Advancing Aerosol Exposure Reduction through Integrated UVC Technologies, PPE Innovations, and Fluid Dynamics

TOM DUNBAR, tomPhyzx.LLC

     Abstract Number: 381
     Working Group: Aerosol Exposure

Abstract
Effective reduction of aerosol exposure, particularly in indoor environments, remains critical for infection control and public health. This research outlines an innovative integrated approach combining advanced ultraviolet-C (UVC) technologies, novel personal protective equipment (PPE), and strategic airflow management informed by computational fluid dynamics (CFD). The overarching goal is to substantially reduce aerosol-mediated pathogen transmission in occupied spaces, such as healthcare facilities.

We have developed and tested prototypes utilizing both traditional UVC and far-UVC systems, coupled with real-time occupant awareness via LoRaWAN-enabled Internet-of-Things (IoT) sensors.

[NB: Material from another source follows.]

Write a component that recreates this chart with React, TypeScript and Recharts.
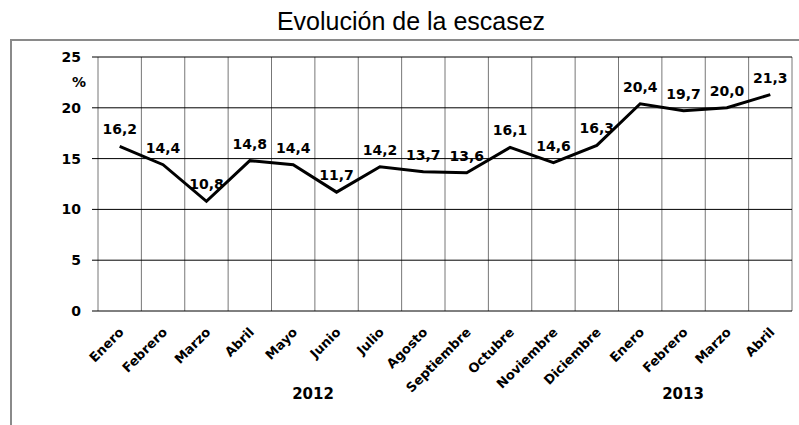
import React from 'react';
import { LineChart, Line, XAxis, YAxis, CartesianGrid, LabelList } from 'recharts';

const months = ['Enero', 'Febrero', 'Marzo', 'Abril', 'Mayo', 'Junio', 'Julio', 'Agosto', 'Septiembre', 'Octubre', 'Noviembre', 'Diciembre', 'Enero', 'Febrero', 'Marzo', 'Abril'];
const values = [16.2, 14.4, 10.8, 14.8, 14.4, 11.7, 14.2, 13.7, 13.6, 16.1, 14.6, 16.3, 20.4, 19.7, 20.0, 21.3];
const yTicks = [0, 5, 10, 15, 20, 25];
const years = ['2012', '2013'];
const title = 'Evolución de la escasez';

const data = months.map((m, i) => ({ x: i, month: m, value: values[i] }));
const monthTicks = months.map((_, i) => i);
const boundaryTicks = [...months.map((_, i) => i - 0.5), months.length - 0.5];

const boldFont = '"DejaVu Sans", Verdana, sans-serif';

const EmptyTick = () => <g />;

const MonthTick = (props: any) => {
  const { x, y, payload } = props;
  const px = x + 5;
  const py = y + 14;
  return (
    <text
      x={px}
      y={py}
      transform={`rotate(-45, ${px}, ${py})`}
      textAnchor="end"
      fontFamily={boldFont}
      fontWeight="bold"
      fontSize={13}
      fill="#000"
    >
      {months[payload.value]}
    </text>
  );
};

export default function App() {
  return (
    <div style={{ position: 'absolute', left: 0, top: 0, width: 799, height: 425, background: '#fff', overflow: 'hidden' }}>
      <div
        style={{
          position: 'absolute',
          left: 10,
          top: 39,
          width: 800,
          height: 400,
          borderLeft: '2px solid #8a8a8a',
          borderTop: '2px solid #8a8a8a',
        }}
      />
      <div
        style={{
          position: 'absolute',
          left: 0,
          width: 822,
          top: 6,
          textAlign: 'center',
          fontFamily: '"Liberation Sans", Arial, sans-serif',
          fontSize: 25,
          lineHeight: '30px',
          color: '#000',
        }}
      >
        {title}
      </div>
      <div
        style={{
          position: 'absolute',
          left: 60,
          width: 26,
          top: 74,
          textAlign: 'right',
          fontFamily: boldFont,
          fontWeight: 'bold',
          fontSize: 14,
          color: '#000',
        }}
      >
        %
      </div>
      <div style={{ position: 'absolute', left: 263, width: 100, top: 385, textAlign: 'center', fontFamily: boldFont, fontWeight: 'bold', fontSize: 15, color: '#000' }}>
        {years[0]}
      </div>
      <div style={{ position: 'absolute', left: 633, width: 100, top: 385, textAlign: 'center', fontFamily: boldFont, fontWeight: 'bold', fontSize: 15, color: '#000' }}>
        {years[1]}
      </div>
      <div style={{ position: 'absolute', left: 0, top: 0 }}>
        <LineChart width={799} height={425} data={data} margin={{ top: 57, right: 7, left: 0, bottom: 0 }}>
          <XAxis
            xAxisId="grid"
            type="number"
            dataKey="x"
            domain={[-0.5, months.length - 0.5]}
            ticks={boundaryTicks}
            interval={0}
            height={0}
            tick={<EmptyTick />}
            tickLine={{ stroke: '#777' }}
            tickSize={5}
            axisLine={false}
          />
          <XAxis
            xAxisId="month"
            type="number"
            dataKey="x"
            domain={[-0.5, months.length - 0.5]}
            ticks={monthTicks}
            interval={0}
            height={114}
            tickLine={false}
            axisLine={false}
            tick={<MonthTick />}
          />
          <YAxis
            width={98}
            domain={[0, 25]}
            ticks={yTicks}
            interval={0}
            tickSize={6}
            tickMargin={11}
            axisLine={false}
            tickLine={{ stroke: '#000' }}
            tick={{ fontFamily: boldFont, fontWeight: 'bold', fontSize: 14, fill: '#000' }}
          />
          <CartesianGrid xAxisId="grid" stroke="#777" horizontal={false} />
          <CartesianGrid xAxisId="grid" stroke="#000" vertical={false} />
          <Line
            xAxisId="month"
            type="linear"
            dataKey="value"
            stroke="#000"
            strokeWidth={3}
            dot={false}
            isAnimationActive={false}
          >
            <LabelList
              dataKey="value"
              position="top"
              offset={12}
              formatter={(v: any) => Number(v).toFixed(1).replace('.', ',')}
              style={{ fontFamily: boldFont, fontWeight: 'bold', fontSize: 14, fill: '#000' }}
            />
          </Line>
        </LineChart>
      </div>
    </div>
  );
}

This approach fosters occupant acceptance by transparently indicating active UVC use and ensuring safety compliance through accessible data visualization. Additionally, our project introduces eyeglass-based PPE explicitly designed for hospital environments, offering frontline workers continuous protection against aerosolized pathogens without obstructing communication, eating, or personal interaction. Unlike conventional masks, this innovative design delivers sanitized air through discreet channels integrated into the glasses, terminating in a transparent silicone nosepiece, significantly enhancing staff-to-patient interactions.

Integral to our research is the application of fluid dynamics to optimize air movement, enhancing pathogen exposure to sanitization technologies while minimizing cross-contamination risks. Collaborations leveraging empirical CFD analyses will validate our innovative airflow management strategies, offering measurable improvements in indoor air quality.

Finally, this work pioneers the theoretical exploration of population inversion in aerosol pathogen inactivation, hypothesizing a nonlinear germicidal response. Planned experimental validation of this theory may redefine UVC efficacy models, significantly impacting guidelines and protocols for air sanitization.

Collectively, our comprehensive approach combining technological innovation, practical PPE solutions, and robust fluid dynamics modeling aims to establish transformative best practices for aerosol exposure mitigation, directly aligning with AAAR's mission to advance aerosol research and its societal applications.